Tampa stadium authority asks court for tighter security

MIAMI -- The Tampa Sports Authority called pat-down searches
at Tampa Bay Buccaneers football games an essential layer of
security in an age of terrorism and urged a federal appeals court
Tuesday to reinstate them.

Tampa is the only NFL city where the pat-downs have been
successfully challenged, although lawsuits have also been brought
in Chicago, Seattle and San Francisco, according to attorneys in
the Florida case.

Pat-downs are legal because a game ticket is a legal contract
between the authority and the fan, one that can be revoked for
virtually any reason, said Rick Zabak, an attorney for the sports
authority, a governmental board that owns and operates Raymond
James Stadium.

He also said adequate notice was given about the pat-downs,
which the NFL instituted in 2005, and that Johnston's attendance at
several games indicated his consent.

The U.S. Justice Department has sided with the sports authority.
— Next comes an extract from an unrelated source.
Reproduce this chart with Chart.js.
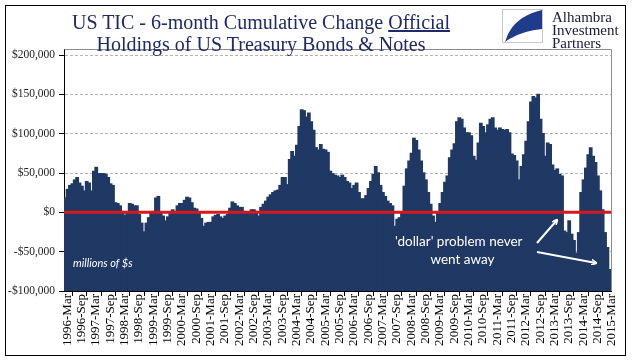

"NFL games are attractive terrorist targets," said Jonathan
Cohn, a deputy assistant attorney general in the Justice
Department's civil division. "There's no constitutional right to
watch a football game live."

A message left Tuesday evening with an NFL spokesman was not
immediately returned.

At least two of the three judges on the 11th U.S. Circuit Court
of Appeals panel appeared sympathetic to the searches, which are
NFL policy at stadiums nationwide.

Senior Circuit Judge Peter T. Fay wondered whether terrorists
had to attack a sports venue before such steps are taken.

"So there's got to be an explosion at some stadium? What would
it take?" Fay asked lawyers for high school civics teacher Gordon
Johnston during oral arguments.

Johnston's attorney, John Goldsmith, argued that Johnston never
gave his consent for the searches and that the general threat of
terrorism does not justify broad pat-downs without specific cause
for concern.

"There has to be some concrete and real danger," Goldsmith

Circuit Judge Stanley F. Birch Jr. seemed troubled by that
argument, given the changes in security at public events since the
Sept. 11 terrorist attacks.

"Do you think there's a reasonable expectation of privacy any
more?" Birch asked.

U.S. District Judge James D. Whittemore last July upheld a state
court ruling that the frisking violates the Fourth Amendment
protection against unreasonable searches and seizures.

"It's like a slippery slope," Johnston, a season-ticket
holder, said after Tuesday's hearing. "If I lose these rights,
going to the games, then I'll lose other rights."

The judges did not indicate when they would rule.